— Begin Material supplied —

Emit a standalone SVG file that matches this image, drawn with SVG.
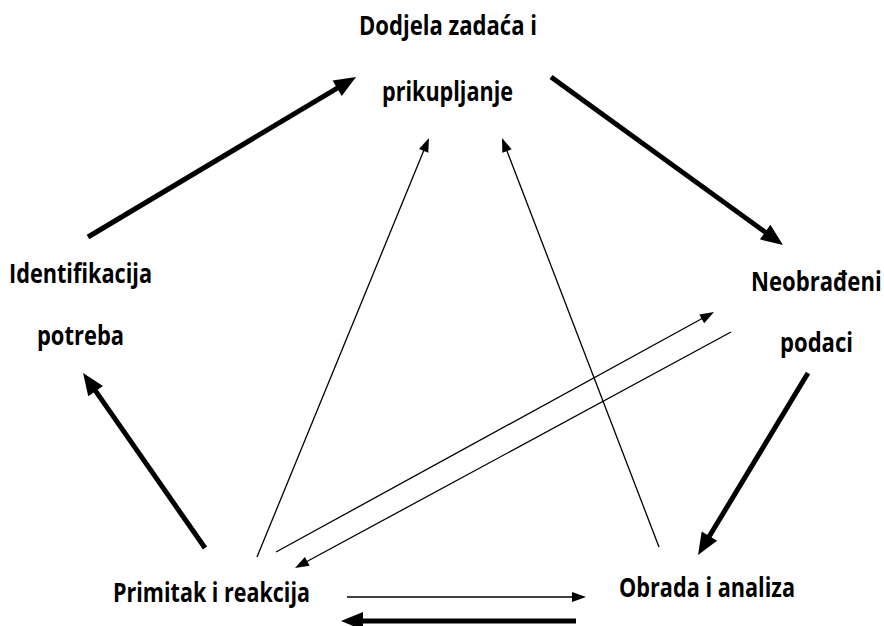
<svg xmlns="http://www.w3.org/2000/svg" width="884" height="626" viewBox="0 0 884 626">
<style>
.lbl{font-family:"Open Sans","Liberation Sans",sans-serif;font-weight:700;font-size:26px;fill:#000}
.thick{stroke:#000;stroke-width:5;fill:none;marker-end:url(#hk)}
.thin{stroke:#000;stroke-width:1.3;fill:none;marker-end:url(#hn)}
</style>
<defs>
<marker id="hk" markerUnits="userSpaceOnUse" markerWidth="22" markerHeight="18" refX="6" refY="9" orient="auto" overflow="visible"><path d="M0,0 L22,9 L0,18 z" fill="#000"/></marker>
<marker id="hn" markerUnits="userSpaceOnUse" markerWidth="14" markerHeight="10" refX="2" refY="5" orient="auto" overflow="visible"><path d="M0,0 L14,5 L0,10 z" fill="#000"/></marker>
</defs>
<rect width="884" height="626" fill="#fff"/>
<g id="n-dodjela"><text class="lbl" x="359" y="35" textLength="178" lengthAdjust="spacingAndGlyphs">Dodjela zadaća i</text><text class="lbl" x="382" y="101" textLength="131" lengthAdjust="spacingAndGlyphs">prikupljanje</text></g>
<g id="n-identifikacija"><text class="lbl" x="9" y="283" textLength="143" lengthAdjust="spacingAndGlyphs">Identifikacija</text><text class="lbl" x="37" y="345" textLength="87" lengthAdjust="spacingAndGlyphs">potreba</text></g>
<g id="n-neobradeni"><text class="lbl" transform="translate(751,291) scale(0.85,1)">Neobrađeni</text><text class="lbl" x="780" y="352" textLength="73" lengthAdjust="spacingAndGlyphs">podaci</text></g>
<g id="n-primitak"><text class="lbl" x="113" y="602" textLength="197" lengthAdjust="spacingAndGlyphs">Primitak i reakcija</text></g>
<g id="n-obrada"><text class="lbl" x="619" y="597" textLength="176" lengthAdjust="spacingAndGlyphs">Obrada i analiza</text></g>
<g id="connectors">
<line class="thick" x1="88" y1="237" x2="342.3" y2="85.2"/>
<line class="thick" x1="551" y1="77" x2="770" y2="235.6"/>
<line class="thick" x1="808" y1="373" x2="706.3" y2="541.3"/>
<line class="thick" x1="205" y1="548" x2="92.2" y2="386.1"/>
<line class="thick" x1="576" y1="621" x2="357" y2="621"/>
<line class="thin" x1="347" y1="597" x2="574" y2="597"/>
<line class="thin" x1="257" y1="557" x2="424.4" y2="149.1"/>
<line class="thin" x1="659" y1="547" x2="506.3" y2="149.2"/>
<line class="thin" x1="276" y1="552" x2="703.5" y2="317.8"/>
<line class="thin" x1="731" y1="332" x2="305.5" y2="562.3"/>
</g>
</svg>
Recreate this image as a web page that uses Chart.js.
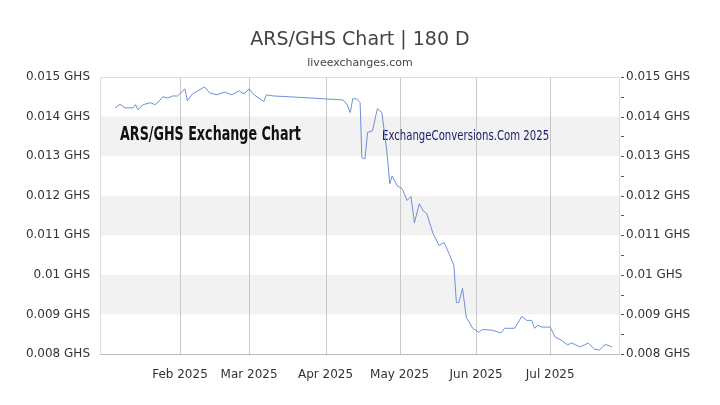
<!DOCTYPE html>
<html><head><meta charset="utf-8">
<script src="https://cdn.jsdelivr.net/npm/chart.js@4"></script>
<style>html,body{margin:0;padding:0;background:#fff}#wrap{width:720px;height:405px}</style>
</head><body><div id="wrap"><canvas id="c"></canvas></div>
<script>
const days = [4.7,6.7,8.7,12,13,14,16,19,21,23,24,26,28,30,33,34,36,41,43,46,49,52,55,57,59,61,65,66,69,75.5,97,98.6,100,101,102.6,104,104.7,106,107,109,111,112.8,114.8,116,117,119,121,123,124.6,126,128,129.5,131,133.5,136,138,140,142,143,144,145.5,147,149.6,152,153.7,157.7,161,162.6,166.6,169.5,171.5,173.5,174.7,176,177.6,181,183,186,188,189.7,193,195,196.4,199,201,203,204,206];
const rates = [0.01422,0.01431,0.01422,0.01422,0.0143,0.01417,0.0143,0.01435,0.0143,0.01442,0.0145,0.01447,0.01452,0.01452,0.0147,0.0144,0.01457,0.01475,0.0146,0.01455,0.01462,0.01455,0.01465,0.01457,0.0147,0.01455,0.01438,0.01455,0.01452,0.0145,0.01442,0.01432,0.0141,0.01445,0.01445,0.01435,0.01296,0.01293,0.0136,0.01364,0.0142,0.0141,0.01314,0.0123,0.0125,0.01225,0.01218,0.01188,0.01198,0.01132,0.0118,0.01162,0.01155,0.01105,0.01074,0.01082,0.01054,0.01024,0.0093,0.0093,0.00966,0.00893,0.00865,0.00855,0.00862,0.0086,0.00853,0.00865,0.00865,0.00895,0.00885,0.00885,0.00865,0.00873,0.00868,0.00868,0.00843,0.00833,0.00823,0.00828,0.00818,0.00823,0.00828,0.00812,0.0081,0.00823,0.00823,0.00818];
const monthDays = [31,59,90,120,151,181];
const monthLabels = ['Feb 2025','Mar 2025','Apr 2025','May 2025','Jun 2025','Jul 2025'];
const yTicks = [0.008,0.009,0.01,0.011,0.012,0.013,0.014,0.015];
const bands = [[0.013,0.014],[0.011,0.012],[0.009,0.010]];
const fmt = v => parseFloat(v.toFixed(3)).toString() + ' GHS';

const deco = {
  id:'deco',
  beforeDatasetsDraw(ch){
    const {ctx, chartArea:a, scales:{y}} = ch;
    ctx.save();
    ctx.fillStyle = '#f2f2f2';
    bands.forEach(b=>{const t=y.getPixelForValue(b[1]), bt=y.getPixelForValue(b[0]); ctx.fillRect(a.left,t,a.right-a.left,bt-t);});
    ctx.strokeStyle='#c8c8c8'; ctx.lineWidth=1;
    monthDays.forEach(d=>{const x=Math.round(ch.scales.x.getPixelForValue(d))+0.5; ctx.beginPath(); ctx.moveTo(x,a.top); ctx.lineTo(x,a.bottom); ctx.stroke();});
    ctx.strokeStyle='#dddddd';
    ctx.beginPath(); ctx.moveTo(a.left+0.5,a.bottom); ctx.lineTo(a.left+0.5,a.top+0.5); ctx.lineTo(a.right-0.5,a.top+0.5); ctx.lineTo(a.right-0.5,a.bottom); ctx.stroke();
    ctx.strokeStyle='#bbbbbb';
    ctx.beginPath(); ctx.moveTo(a.left,a.bottom+0.5); ctx.lineTo(a.right,a.bottom+0.5); ctx.stroke();
    ctx.strokeStyle='#555';
    for(let v=0.008; v<=0.0151; v+=0.0005){const yy=Math.round(y.getPixelForValue(v))+0.5; ctx.beginPath(); ctx.moveTo(a.right+1,yy); ctx.lineTo(a.right+4,yy); ctx.stroke();}
    ctx.fillStyle='#111';
    ctx.font='bold 19px "DejaVu Sans"';
    ctx.textBaseline='middle';
    ctx.save(); ctx.translate(120,135); ctx.scale(0.67,1.05); ctx.fillText('ARS/GHS Exchange Chart',0,0); ctx.restore();
    ctx.fillStyle='#1a1a6e';
    ctx.font='13px "DejaVu Sans"';
    ctx.save(); ctx.translate(382,136); ctx.scale(0.78,1.05); ctx.fillText('ExchangeConversions.Com 2025',0,0); ctx.restore();
    ctx.restore();
  },
  afterDraw(ch){
    const ctx=ch.ctx; ctx.save();
    ctx.textAlign='center'; ctx.textBaseline='middle';
    ctx.fillStyle='#444'; ctx.font='19px "DejaVu Sans"';
    ctx.fillText('ARS/GHS Chart | 180 D',360,40);
    ctx.fillStyle='#444'; ctx.font='11px "DejaVu Sans"';
    ctx.fillText('liveexchanges.com',360,63);
    ctx.restore();
  }
};

new Chart(document.getElementById('c'),{
  type:'line',
  data:{datasets:[{data:days.map((d,i)=>({x:d,y:rates[i]})),borderColor:'#6d90d8',borderWidth:1,pointRadius:0,tension:0,fill:false}]},
  options:{
    responsive:true,maintainAspectRatio:false,animation:false,
    layout:{padding:{top:77,bottom:0,left:0,right:0}},
    plugins:{legend:{display:false},tooltip:{enabled:false}},
    scales:{
      x:{type:'linear',min:-1.4,max:209.3,
        afterBuildTicks(s){s.ticks=monthDays.map(v=>({value:v}));},
        ticks:{autoSkip:false,maxRotation:0,color:'#333',font:{family:'DejaVu Sans',size:12},padding:6,callback:(v,i)=>monthLabels[i]},
        grid:{display:false},border:{display:false},
        afterFit(s){s.height=51;}},
      y:{position:'left',min:0.008,max:0.015,
        afterBuildTicks(s){s.ticks=yTicks.map(v=>({value:v}));},
        ticks:{color:'#333',font:{family:'DejaVu Sans',size:12},padding:2,callback:v=>fmt(v)},
        grid:{display:false},border:{display:false},
        afterFit(s){s.width=100;}},
      y2:{position:'right',min:0.008,max:0.015,
        afterBuildTicks(s){s.ticks=yTicks.map(v=>({value:v}));},
        ticks:{color:'#333',font:{family:'DejaVu Sans',size:12},padding:-2,callback:v=>fmt(v)},
        grid:{display:false},border:{display:false},
        afterFit(s){s.width=100;}}
    }
  },
  plugins:[deco]
});
</script></body></html>
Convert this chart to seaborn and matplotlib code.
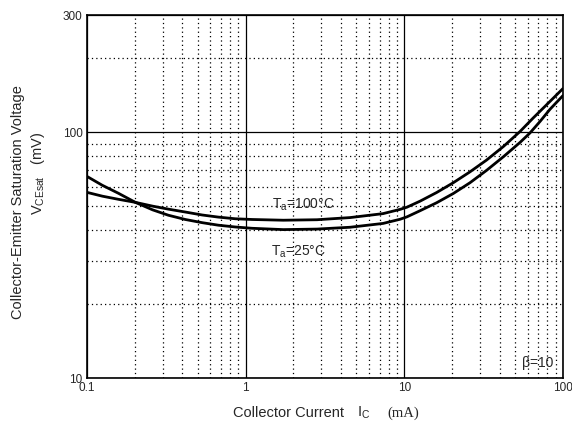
import matplotlib
matplotlib.use("Agg")
import matplotlib.pyplot as plt
import matplotlib.ticker as mticker
import numpy as np
import pandas as pd
import seaborn as sns

# collector current (mA) and saturation voltage (mV)
ic_100 = [0.1, 0.125, 0.158, 0.202, 0.259, 0.326, 0.417, 0.533, 0.673, 0.861, 1.1, 1.73, 2.82,
          4.56, 7.36, 9.42, 10.4, 12.6, 16.0, 20.4, 26.0, 33.1, 42.2, 53.7, 64.9, 83, 100]
vce_100 = [57.0, 55.0, 53.4, 51.9, 50.1, 48.7, 47.4, 46.1, 45.2, 44.5, 44.2, 43.9, 44.1,
           45.0, 46.7, 48.6, 49.6, 52.5, 56.9, 62.4, 69.1, 77.2, 87.6, 100.8, 114.3, 133.7, 150.6]
ic_25 = [0.1, 0.125, 0.158, 0.202, 0.259, 0.326, 0.417, 0.533, 0.673, 0.861, 1.1, 1.73, 2.82,
         4.56, 7.36, 9.42, 10.4, 12.6, 16.0, 20.4, 26.0, 33.1, 42.2, 53.7, 62.1, 72, 83, 100]
vce_25 = [66.2, 60.9, 56.5, 51.9, 48.4, 46.0, 44.2, 42.9, 41.9, 41.2, 40.7, 40.2, 40.4,
          41.1, 42.6, 44.3, 45.3, 48.0, 51.7, 56.4, 62.4, 70.1, 79.6, 91.0, 99.5, 111, 124.2, 141.0]

xticks = [0.1, 1, 10, 100]
xticklabels = ['0.1', '1', '10', '100']
yticks = [10, 100, 300]
yticklabels = ['10', '100', '300']

df = pd.DataFrame({
    'ic': ic_100 + ic_25,
    'v': vce_100 + vce_25,
    'temp': ['100'] * len(ic_100) + ['25'] * len(ic_25),
})

sns.set_style('white')
plt.rcParams['font.family'] = ['Liberation Sans', 'DejaVu Sans']
plt.rcParams['mathtext.fontset'] = 'custom'
plt.rcParams['mathtext.rm'] = 'Liberation Sans'

fig = plt.figure(figsize=(5.72, 4.21), dpi=100)
ax = fig.add_axes([0.152, 0.102, 0.832, 0.862])

sns.lineplot(data=df, x='ic', y='v', units='temp', estimator=None,
             color='black', linewidth=2, ax=ax, legend=False,
             solid_joinstyle='round')

ax.set_xscale('log')
ax.set_yscale('log')
ax.set_xlim(0.1, 100)
ax.set_ylim(10, 300)

ax.set_xticks(xticks)
ax.set_xticklabels(xticklabels, fontsize=8.5)
ax.set_yticks(yticks)
ax.set_yticklabels(yticklabels, fontsize=8.5)
ax.xaxis.set_minor_locator(mticker.LogLocator(base=10, subs=range(2, 10)))
ax.yaxis.set_minor_locator(mticker.LogLocator(base=10, subs=range(2, 10)))
ax.xaxis.set_minor_formatter(mticker.NullFormatter())
ax.yaxis.set_minor_formatter(mticker.NullFormatter())
ax.tick_params(which='both', length=0, pad=3)

ax.grid(which='major', color='black', linewidth=0.9, linestyle='-')
ax.grid(which='minor', color='black', linewidth=0.9, linestyle=(0, (1, 2.5)))
for s in ax.spines.values():
    s.set_color('black')
    s.set_linewidth(1.2)

ax.set_xlabel('')
ax.set_ylabel('')

ax.text(2.3, 50.5, r'T$\mathregular{_a}$=100°C', fontsize=10, ha='center', va='center')
ax.text(2.16, 32.5, r'T$\mathregular{_a}$=25°C', fontsize=10, ha='center', va='center')
ax.text(69.5, 11.5, 'β=10', fontsize=10, ha='center', va='center')

fig.text(0.407, 0.019, 'Collector Current', fontsize=10.5, ha='left', va='center')
fig.text(0.624, 0.019, r'I$\mathregular{_C}$', fontsize=10.5, ha='left', va='center')
fig.text(0.677, 0.019, '(mA)', fontsize=10.5, ha='left', va='center', family='Liberation Serif')

fig.text(0.031, 0.52, 'Collector-Emitter Saturation Voltage', fontsize=10.5,
         rotation=90, ha='center', va='center')
fig.text(0.066, 0.589, r'V$\mathregular{_{CEsat}}$   (mV)', fontsize=10.5,
         rotation=90, ha='center', va='center')

fig.savefig('out.png', dpi=100)
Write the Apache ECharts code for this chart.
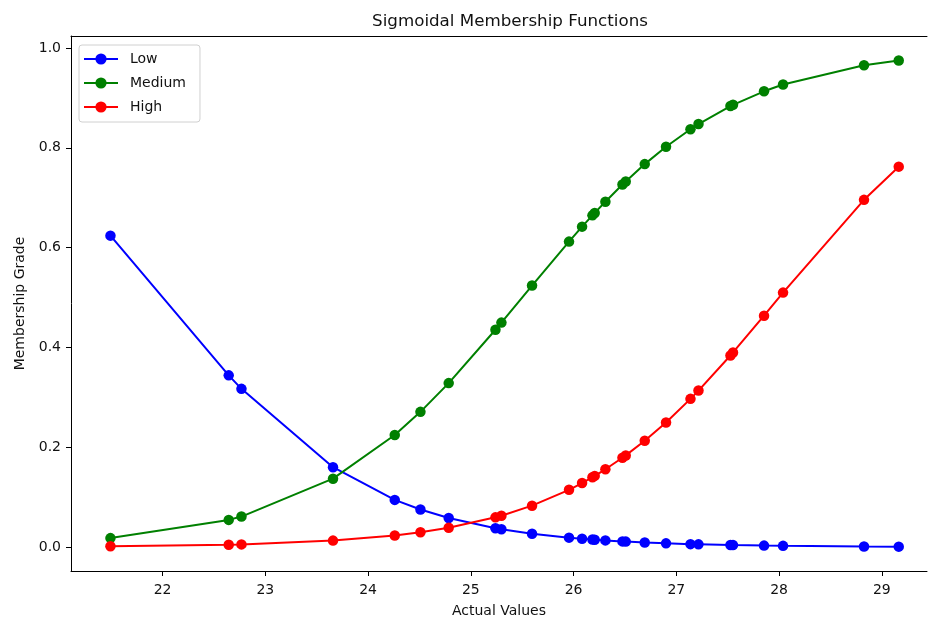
<!DOCTYPE html>
<html>
<head>
<meta charset="utf-8">
<script src="https://cdn.jsdelivr.net/npm/echarts@6/dist/echarts.min.js"></script>
<style>html,body{margin:0;padding:0;background:#fff}#c{width:928px;height:623px}</style>
</head>
<body>
<div id="c"></div>
<script>
const xValues = [21.493, 22.644, 22.768, 23.659, 24.260, 24.510, 24.785, 25.240, 25.298, 25.596, 25.956, 26.083, 26.184, 26.206, 26.310, 26.476, 26.508, 26.693, 26.900, 27.138, 27.216, 27.527, 27.552, 27.854, 28.039, 28.827, 29.165];
const lowValues = [0.624, 0.344, 0.317, 0.160, 0.0945, 0.0752, 0.0581, 0.0377, 0.0356, 0.0267, 0.0188, 0.0166, 0.0150, 0.0147, 0.0133, 0.0113, 0.0109, 0.0091, 0.0074, 0.0058, 0.0054, 0.0040, 0.0039, 0.0029, 0.0024, 0.0011, 0.0008];
const mediumValues = [0.0179, 0.0544, 0.0611, 0.137, 0.2244, 0.2709, 0.3285, 0.4354, 0.4497, 0.524, 0.612, 0.642, 0.6646, 0.6695, 0.692, 0.7263, 0.7326, 0.7673, 0.8022, 0.8372, 0.8476, 0.8836, 0.8861, 0.9132, 0.9269, 0.9653, 0.975];
const highValues = [0.0015, 0.0047, 0.0053, 0.0129, 0.0232, 0.0296, 0.0386, 0.0595, 0.0628, 0.0829, 0.1147, 0.1282, 0.1399, 0.1426, 0.1558, 0.1789, 0.1836, 0.213, 0.2497, 0.2969, 0.3135, 0.3839, 0.3899, 0.4636, 0.5098, 0.6957, 0.7622];
const xTicks = [22, 23, 24, 25, 26, 27, 28, 29];
const yTicks = [0, 0.2, 0.4, 0.6, 0.8, 1.0];
const seriesNames = ['Low', 'Medium', 'High'];
const seriesColors = ['#0000ff', '#008000', '#ff0000'];
const seriesValues = [lowValues, mediumValues, highValues];

const FONT = 'DejaVu Sans';
const X_MIN = 21.109, X_MAX = 29.44;
const chart = echarts.init(document.getElementById('c'), null, {renderer: 'canvas'});
const pairs = v => xValues.map((x, i) => [x, v[i]]);

chart.setOption({
  animation: false,
  backgroundColor: '#fff',
  textStyle: {fontFamily: FONT},
  title: {
    text: 'Sigmoidal Membership Functions',
    left: 505, top: 8, textAlign: 'center',
    textStyle: {fontFamily: FONT, fontSize: 16.7, fontWeight: 'normal', color: '#111'}
  },
  grid: {left: 71, right: 1, top: 36, bottom: 52, show: false, containLabel: false, outerBoundsMode: 'none'},
  legend: {
    orient: 'vertical', left: 79, top: 45,
    data: seriesNames,
    itemWidth: 34, itemHeight: 14, itemGap: 10,
    padding: [7, 14, 8, 4],
    borderColor: '#d0d0d0', borderWidth: 1, borderRadius: 3,
    backgroundColor: 'rgba(255,255,255,0.8)',
    textStyle: {fontFamily: FONT, fontSize: 14, color: '#111', padding: [0, 0, 0, 7]}
  },
  xAxis: [{
    type: 'value', min: X_MIN, max: X_MAX,
    name: 'Actual Values', nameLocation: 'middle', nameGap: 33,
    nameTextStyle: {fontFamily: FONT, fontSize: 14, color: '#111'},
    splitLine: {show: false},
    axisLine: {show: true, onZero: false, lineStyle: {color: '#000', width: 1}},
    axisTick: {show: true, length: 5, lineStyle: {color: '#000'}, customValues: xTicks},
    axisLabel: {fontFamily: FONT, fontSize: 14, color: '#111', margin: 12, customValues: xTicks, formatter: v => String(v)}
  }, {
    type: 'value', position: 'top', min: X_MIN, max: X_MAX,
    splitLine: {show: false},
    axisLine: {show: true, onZero: false, lineStyle: {color: '#000', width: 1}},
    axisTick: {show: false}, axisLabel: {show: false}
  }],
  yAxis: {
    type: 'value', min: -0.048, max: 1.024,
    name: 'Membership Grade', nameLocation: 'middle', nameGap: 44, nameRotate: 90,
    nameTextStyle: {fontFamily: FONT, fontSize: 14, color: '#111'},
    splitLine: {show: false},
    axisLine: {show: true, onZero: false, lineStyle: {color: '#000', width: 1}},
    axisTick: {show: true, length: 5, lineStyle: {color: '#000'}, customValues: yTicks},
    axisLabel: {fontFamily: FONT, fontSize: 14, color: '#111', margin: 10, customValues: yTicks, formatter: v => v.toFixed(1)}
  },
  series: seriesNames.map((n, k) => ({
    name: n, type: 'line', data: pairs(seriesValues[k]), xAxisIndex: 0,
    symbol: 'circle', symbolSize: 10.5, showSymbol: true,
    color: seriesColors[k],
    lineStyle: {width: 2, color: seriesColors[k]},
    itemStyle: {color: seriesColors[k]},
    z: 2 + k
  }))
});
</script>
</body>
</html>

— End Material supplied —

■ **Directive**
Leave out the pictures and quote exactly the lines from the one where "Convert this chart" appears to the one where "import seaborn as sns" appears, both ends counted.

■ **Answer below**
Convert this chart to seaborn and matplotlib code.
import matplotlib
matplotlib.use("Agg")
import matplotlib.pyplot as plt
import matplotlib.ticker as mticker
import numpy as np
import pandas as pd
import seaborn as sns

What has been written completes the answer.